> RECORDS:
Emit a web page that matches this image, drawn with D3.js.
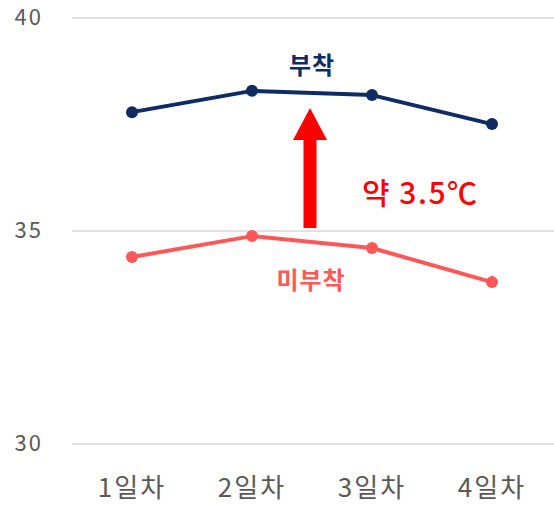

* * *

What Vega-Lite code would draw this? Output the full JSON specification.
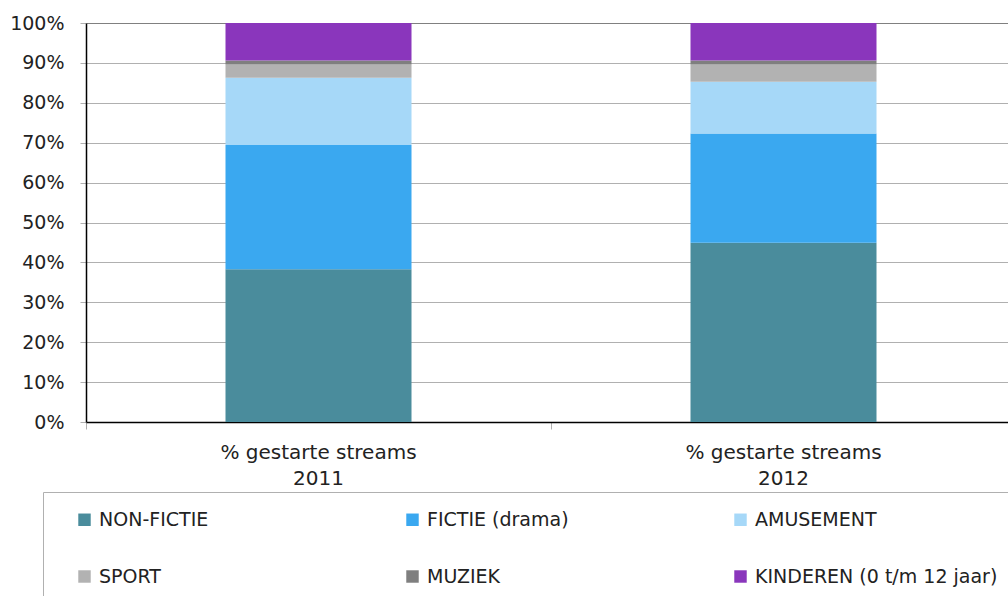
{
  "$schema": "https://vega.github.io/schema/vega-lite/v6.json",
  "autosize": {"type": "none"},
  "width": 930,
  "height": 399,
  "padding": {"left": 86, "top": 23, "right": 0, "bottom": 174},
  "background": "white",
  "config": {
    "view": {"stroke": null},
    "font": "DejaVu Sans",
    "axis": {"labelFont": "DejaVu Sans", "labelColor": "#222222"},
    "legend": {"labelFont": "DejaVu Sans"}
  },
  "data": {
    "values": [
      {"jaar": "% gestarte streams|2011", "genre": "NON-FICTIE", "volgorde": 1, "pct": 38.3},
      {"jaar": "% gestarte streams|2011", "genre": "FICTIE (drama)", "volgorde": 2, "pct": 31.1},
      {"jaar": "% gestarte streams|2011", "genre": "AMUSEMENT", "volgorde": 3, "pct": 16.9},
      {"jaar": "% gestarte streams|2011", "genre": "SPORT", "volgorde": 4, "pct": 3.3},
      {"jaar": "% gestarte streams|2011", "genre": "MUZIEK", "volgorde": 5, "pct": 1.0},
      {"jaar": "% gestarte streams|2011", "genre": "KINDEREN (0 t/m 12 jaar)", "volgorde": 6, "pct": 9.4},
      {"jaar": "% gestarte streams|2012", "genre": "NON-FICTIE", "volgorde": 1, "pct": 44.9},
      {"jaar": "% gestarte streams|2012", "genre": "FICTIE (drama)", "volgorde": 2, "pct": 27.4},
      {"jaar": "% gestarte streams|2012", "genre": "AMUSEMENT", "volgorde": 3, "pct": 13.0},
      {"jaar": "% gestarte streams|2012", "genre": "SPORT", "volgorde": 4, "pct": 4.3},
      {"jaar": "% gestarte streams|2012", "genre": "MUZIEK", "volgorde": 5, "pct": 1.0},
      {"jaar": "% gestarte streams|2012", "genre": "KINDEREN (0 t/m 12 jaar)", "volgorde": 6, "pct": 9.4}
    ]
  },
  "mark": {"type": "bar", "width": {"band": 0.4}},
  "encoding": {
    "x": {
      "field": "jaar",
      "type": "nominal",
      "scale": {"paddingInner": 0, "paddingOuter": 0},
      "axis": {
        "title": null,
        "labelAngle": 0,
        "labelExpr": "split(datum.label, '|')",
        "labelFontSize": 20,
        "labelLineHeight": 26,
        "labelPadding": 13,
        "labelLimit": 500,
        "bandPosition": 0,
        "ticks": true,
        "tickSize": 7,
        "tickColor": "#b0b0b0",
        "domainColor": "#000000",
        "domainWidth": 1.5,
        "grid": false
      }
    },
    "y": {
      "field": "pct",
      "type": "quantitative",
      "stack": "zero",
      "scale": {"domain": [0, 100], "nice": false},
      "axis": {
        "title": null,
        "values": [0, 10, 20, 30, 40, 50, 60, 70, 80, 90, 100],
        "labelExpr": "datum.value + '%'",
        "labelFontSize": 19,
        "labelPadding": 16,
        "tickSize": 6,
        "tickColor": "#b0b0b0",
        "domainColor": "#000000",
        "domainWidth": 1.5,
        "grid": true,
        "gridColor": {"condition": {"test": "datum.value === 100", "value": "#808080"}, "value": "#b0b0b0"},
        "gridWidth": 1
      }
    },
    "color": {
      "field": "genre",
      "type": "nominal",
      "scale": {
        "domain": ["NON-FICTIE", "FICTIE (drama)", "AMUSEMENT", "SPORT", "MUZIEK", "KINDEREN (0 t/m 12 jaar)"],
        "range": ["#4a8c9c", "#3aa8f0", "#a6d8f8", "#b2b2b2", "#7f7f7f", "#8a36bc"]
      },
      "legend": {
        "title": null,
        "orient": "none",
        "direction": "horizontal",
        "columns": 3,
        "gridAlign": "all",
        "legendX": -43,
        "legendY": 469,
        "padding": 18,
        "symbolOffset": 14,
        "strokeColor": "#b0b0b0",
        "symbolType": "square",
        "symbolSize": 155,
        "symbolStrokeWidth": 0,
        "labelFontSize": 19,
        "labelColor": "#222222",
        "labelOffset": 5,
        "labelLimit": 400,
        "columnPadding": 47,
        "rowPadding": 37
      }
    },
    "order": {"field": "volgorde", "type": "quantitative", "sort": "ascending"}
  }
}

> TASK DIRECTIONS: Exactly how many lines contain "this"? State the number and nothing else.

> ANSWER: 2